US officials had said at the time the grenade failed to explode only because of a malfunction and landed within 30m of Bush as he spoke to tens of thousands of people in Tbilisi's Freedom Square.
The Georgian Interior Ministry released a tape made on Thursday showing the suspect, identified only as Arutunyan, confessing.
Asked by an official whether he threw the grenade, Arutunyan, who looked calm, replied: "Yes."
Deputy Health Minister Irakly Giorgobiani said: "Doctors, who talked to (him) yesterday, said that he had confessed that he had thrown a grenade.
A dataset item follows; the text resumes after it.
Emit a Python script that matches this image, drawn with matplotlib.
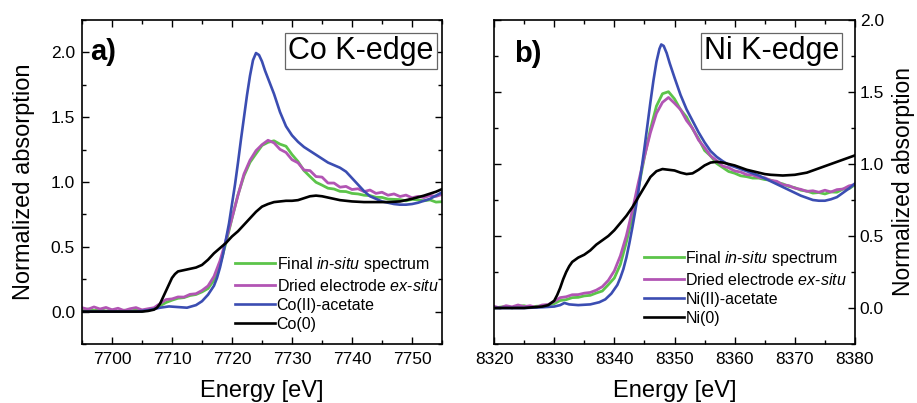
import numpy as np
import matplotlib
matplotlib.use("Agg")
import matplotlib.pyplot as plt
from matplotlib.ticker import MultipleLocator

plt.rcParams["font.family"] = ["Liberation Sans", "DejaVu Sans"]
plt.rcParams["mathtext.fontset"] = "custom"
plt.rcParams["mathtext.rm"] = "Liberation Sans"
plt.rcParams["mathtext.it"] = "Liberation Sans:italic"

# ---------------- Co K-edge ----------------
co_e_scan = list(range(7695, 7756))
co_insitu = [0.01, 0.02, 0.008, 0.016, 0.004, 0.012, 0.0, 0.011, 0.004, 0.012,
             0.003, 0.011, 0.022, 0.045, 0.07, 0.088, 0.103, 0.108, 0.124, 0.132,
             0.152, 0.178, 0.242, 0.362, 0.532, 0.72, 0.902, 1.048, 1.152, 1.218,
             1.282, 1.306, 1.318, 1.292, 1.276, 1.212, 1.158, 1.088, 1.042, 0.998,
             0.976, 0.952, 0.946, 0.928, 0.926, 0.912, 0.908, 0.898, 0.895, 0.882,
             0.881, 0.868, 0.866, 0.864, 0.855, 0.866, 0.862, 0.855, 0.862, 0.845, 0.848]
co_exsitu = [0.03, 0.018, 0.036, 0.02, 0.032, 0.014, 0.026, 0.008, 0.022, 0.031,
             0.013, 0.022, 0.03, 0.062, 0.093, 0.098, 0.113, 0.112, 0.133, 0.138,
             0.163, 0.198, 0.272, 0.392, 0.552, 0.722, 0.898, 1.062, 1.168, 1.242,
             1.288, 1.322, 1.302, 1.252, 1.228, 1.172, 1.148, 1.092, 1.088, 1.042,
             1.038, 0.992, 0.992, 0.96, 0.966, 0.942, 0.948, 0.926, 0.938, 0.912,
             0.921, 0.898, 0.908, 0.888, 0.899, 0.878, 0.889, 0.88, 0.896, 0.889, 0.904]

co_e_ref = [7695, 7700, 7704, 7706, 7708, 7709.5, 7711, 7712.5, 7714, 7715,
            7716, 7717, 7717.5, 7718, 7718.5, 7719, 7719.5, 7720, 7720.5, 7721,
            7721.5, 7722, 7722.5, 7723, 7723.5, 7724, 7724.5, 7725, 7725.5, 7726,
            7727, 7728, 7729, 7730, 7731, 7732, 7733, 7734, 7735, 7736,
            7737, 7738, 7739, 7740, 7741, 7742, 7743, 7744, 7745, 7746,
            7747, 7748, 7749, 7750, 7751, 7752, 7753, 7754, 7755]
co_acetate = [0.0, 0.0, 0.0, 0.01, 0.03, 0.04, 0.035, 0.03, 0.05, 0.08,
              0.13, 0.20, 0.26, 0.34, 0.44, 0.56, 0.68, 0.83, 0.98, 1.15,
              1.33, 1.50, 1.67, 1.82, 1.94, 1.995, 1.98, 1.93, 1.86, 1.80,
              1.68, 1.54, 1.43, 1.36, 1.31, 1.27, 1.24, 1.21, 1.18, 1.15,
              1.13, 1.11, 1.08, 1.03, 0.98, 0.93, 0.89, 0.87, 0.85, 0.84,
              0.83, 0.825, 0.825, 0.83, 0.84, 0.855, 0.87, 0.895, 0.92]

co_e_metal = [7695, 7700, 7705, 7706, 7707, 7707.5, 7708, 7708.5, 7709, 7709.5,
              7710, 7710.5, 7711, 7712, 7713, 7714, 7715, 7716, 7717, 7718,
              7719, 7720, 7721, 7722, 7723, 7724, 7725, 7726, 7727, 7728,
              7729, 7730, 7731, 7732, 7733, 7734, 7735, 7736, 7737, 7738,
              7739, 7740, 7742, 7744, 7746, 7748, 7750, 7752, 7754, 7755]
co_metal = [0.0, 0.0, 0.0, 0.005, 0.015, 0.03, 0.06, 0.11, 0.16, 0.21,
            0.26, 0.29, 0.31, 0.32, 0.33, 0.34, 0.36, 0.40, 0.45, 0.49,
            0.53, 0.58, 0.62, 0.67, 0.72, 0.77, 0.81, 0.83, 0.845, 0.85,
            0.855, 0.855, 0.86, 0.875, 0.89, 0.895, 0.89, 0.88, 0.87, 0.86,
            0.855, 0.85, 0.845, 0.845, 0.845, 0.85, 0.87, 0.895, 0.925, 0.945]

# ---------------- Ni K-edge ----------------
ni_e_scan = list(range(8320, 8381))
ni_insitu = [0.0, 0.006, 0.011, 0.0, 0.012, 0.016, 0.004, 0.012, 0.014, 0.022,
             0.03, 0.052, 0.058, 0.072, 0.074, 0.084, 0.088, 0.104, 0.118, 0.162,
             0.208, 0.302, 0.458, 0.632, 0.832, 1.048, 1.242, 1.402, 1.488, 1.502,
             1.452, 1.378, 1.326, 1.244, 1.176, 1.094, 1.056, 1.004, 0.976, 0.948,
             0.936, 0.918, 0.912, 0.902, 0.902, 0.892, 0.888, 0.872, 0.862, 0.844,
             0.836, 0.818, 0.812, 0.798, 0.802, 0.792, 0.806, 0.804, 0.826, 0.828, 0.856]
ni_exsitu = [0.012, 0.0, 0.016, 0.008, 0.021, 0.009, 0.016, 0.004, 0.021, 0.024,
             0.046, 0.072, 0.078, 0.092, 0.093, 0.103, 0.108, 0.124, 0.148, 0.192,
             0.258, 0.362, 0.502, 0.678, 0.872, 1.052, 1.218, 1.352, 1.428, 1.462,
             1.422, 1.378, 1.302, 1.248, 1.166, 1.114, 1.056, 1.024, 0.986, 0.974,
             0.952, 0.944, 0.926, 0.924, 0.906, 0.904, 0.886, 0.88, 0.856, 0.85,
             0.832, 0.824, 0.81, 0.814, 0.804, 0.818, 0.806, 0.822, 0.826, 0.848, 0.858]

ni_e_ref = [8320, 8325, 8328, 8330, 8331, 8331.7, 8332.5, 8334, 8336, 8337.5,
            8338.5, 8339.5, 8340.5, 8341, 8341.5, 8342, 8342.5, 8343, 8343.5, 8344,
            8344.5, 8345, 8345.5, 8346, 8346.5, 8347, 8347.5, 8347.8, 8348.2, 8348.7,
            8349.2, 8350, 8351, 8352, 8353, 8354, 8355, 8356, 8357, 8358,
            8359, 8360, 8361, 8362, 8363, 8364, 8365, 8366, 8367, 8368,
            8369, 8370, 8371, 8372, 8373, 8374, 8375, 8376, 8377, 8378, 8379, 8380]
ni_acetate = [0.0, 0.0, 0.005, 0.01, 0.02, 0.035, 0.025, 0.02, 0.025, 0.04,
              0.06, 0.10, 0.16, 0.21, 0.27, 0.35, 0.45, 0.56, 0.68, 0.81,
              0.96, 1.11, 1.27, 1.43, 1.58, 1.71, 1.80, 1.83, 1.82, 1.77,
              1.70, 1.60, 1.48, 1.38, 1.30, 1.22, 1.15, 1.09, 1.05, 1.02,
              0.995, 0.98, 0.965, 0.95, 0.935, 0.92, 0.90, 0.88, 0.86, 0.84,
              0.82, 0.80, 0.78, 0.765, 0.75, 0.745, 0.745, 0.755, 0.77, 0.80, 0.83, 0.865]

ni_e_metal = [8320, 8325, 8328, 8329, 8330, 8330.5, 8331, 8331.5, 8332, 8332.5,
              8333, 8334, 8335, 8336, 8337, 8338, 8339, 8340, 8341, 8342,
              8343, 8344, 8345, 8346, 8347, 8348, 8349, 8350, 8351, 8352,
              8353, 8354, 8355, 8356, 8357, 8358, 8359, 8360, 8361, 8362,
              8363, 8364, 8365, 8366, 8368, 8370, 8372, 8374, 8376, 8378, 8380]
ni_metal = [0.0, 0.0, 0.01, 0.02, 0.05, 0.09, 0.14, 0.20, 0.25, 0.29,
            0.32, 0.35, 0.37, 0.40, 0.44, 0.47, 0.50, 0.54, 0.59, 0.64,
            0.70, 0.77, 0.84, 0.91, 0.95, 0.965, 0.96, 0.955, 0.94, 0.93,
            0.935, 0.96, 0.99, 1.01, 1.015, 1.01, 1.0, 0.99, 0.975, 0.96,
            0.95, 0.94, 0.93, 0.925, 0.92, 0.925, 0.94, 0.97, 1.0, 1.03, 1.06]

GREEN = "#5cc44a"
MAGENTA = "#b255b4"
BLUE = "#3b4db2"
BLACK = "#000000"

fig = plt.figure(figsize=(9.17, 4.03), dpi=100)
ax1 = fig.add_axes([82 / 917, 1 - 344 / 403, 360 / 917, 324 / 403])
ax2 = fig.add_axes([494 / 917, 1 - 344 / 403, 361 / 917, 324 / 403])

panels = [
    (ax1, "Co", co_e_scan, co_insitu, co_exsitu, co_e_ref, co_acetate,
     co_e_metal, co_metal, (7695, 7755), (-0.25, 2.25), "Co K-edge", 0.775),
    (ax2, "Ni", ni_e_scan, ni_insitu, ni_exsitu, ni_e_ref, ni_acetate,
     ni_e_metal, ni_metal, (8320, 8380), (-0.25, 2.0), "Ni K-edge", 0.768),
]

for (ax, el, e_scan, insitu, exsitu, e_ref, acetate, e_metal, metal,
     xlim, ylim, edge, edge_x) in panels:
    ax.plot(e_scan, insitu, color=GREEN, lw=2.0,
            label=r"Final $\mathit{in}$-$\mathit{situ}$ spectrum")
    ax.plot(e_scan, exsitu, color=MAGENTA, lw=2.0,
            label=r"Dried electrode $\mathit{ex}$-$\mathit{situ}$")
    ax.plot(e_ref, acetate, color=BLUE, lw=1.9, label=f"{el}(II)-acetate")
    ax.plot(e_metal, metal, color=BLACK, lw=1.9, label=f"{el}(0)")
    ax.set_xlim(*xlim)
    ax.set_ylim(*ylim)
    ax.xaxis.set_major_locator(MultipleLocator(10))
    ax.xaxis.set_minor_locator(MultipleLocator(5))
    ax.yaxis.set_major_locator(MultipleLocator(0.5))
    ax.yaxis.set_minor_locator(MultipleLocator(0.25))
    ax.tick_params(which="both", direction="in", top=True, right=True,
                   left=True, bottom=True, width=1.0)
    ax.tick_params(which="major", length=5, labelsize=12.5)
    ax.tick_params(which="minor", length=3)
    ax.tick_params(axis="x", pad=6)
    for sp in ax.spines.values():
        sp.set_linewidth(1.2)
    ax.set_xlabel("Energy [eV]", fontsize=17)
    ax.xaxis.set_label_coords(0.5, -0.11)
    ax.text(edge_x, 0.904, edge, transform=ax.transAxes,
            fontsize=22, ha="center", va="center",
            bbox=dict(boxstyle="square,pad=0.1", fc="white", ec="#666666", lw=0.9))

ax1.text(0.022, 0.902, "a)", transform=ax1.transAxes, fontsize=21,
         fontweight="bold", ha="left", va="center")
ax2.text(0.055, 0.895, "b)", transform=ax2.transAxes, fontsize=21,
         fontweight="bold", ha="left", va="center")

ax1.tick_params(axis="y", labelleft=True, labelright=False, pad=5)
ax1.set_ylabel("Normalized absorption", fontsize=17)
ax1.yaxis.set_label_coords(-0.13, 0.5)

ax2.tick_params(axis="y", labelleft=False, labelright=True, pad=3.5)
ax2.yaxis.set_label_position("right")
ax2.set_ylabel("Normalized absorption", fontsize=16.5)
ax2.yaxis.set_label_coords(1.103, 0.5)

leg_kw = dict(frameon=False, fontsize=11.5, handlelength=2.5, handletextpad=0.1,
              labelspacing=0.25, borderpad=0, borderaxespad=0, loc="upper left")
ax1.legend(bbox_to_anchor=(0.425, 0.275), **leg_kw)
ax2.legend(bbox_to_anchor=(0.415, 0.293), **leg_kw)

fig.savefig("out.png", dpi=100)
But they also said that he may not have been in control of himself at the time."
Georgian police detained the man on Wednesday after a special operation in which an anti-terrorism officer was killed and the suspect wounded.
One man was killed in an operation
to arrest the suspect
Giorgobiani told Rustavi-2 TV the suspect's condition was now normal and there was no threat to his life.
Interior Minister Vano Merabishvili told a briefing the investigation was continuing and that a reward of about $83,000 would be split among several people who helped the investigation.
The security scare marred Bush's trip to Georgia, intended to show US support for the West-leaning government that came to power after a democratic revolution 20 months ago.
Officials said the grenade could have caused major injuries in the close-packed crowd, the largest gathering of people on the square since the "Rose Revolution" led by now-President Mikhail Saakashvili.
The US Embassy in Georgia said in a statement on Thursday
that co-operation on the case was "a model" for joint work by
law-enforcement agencies of the two countries.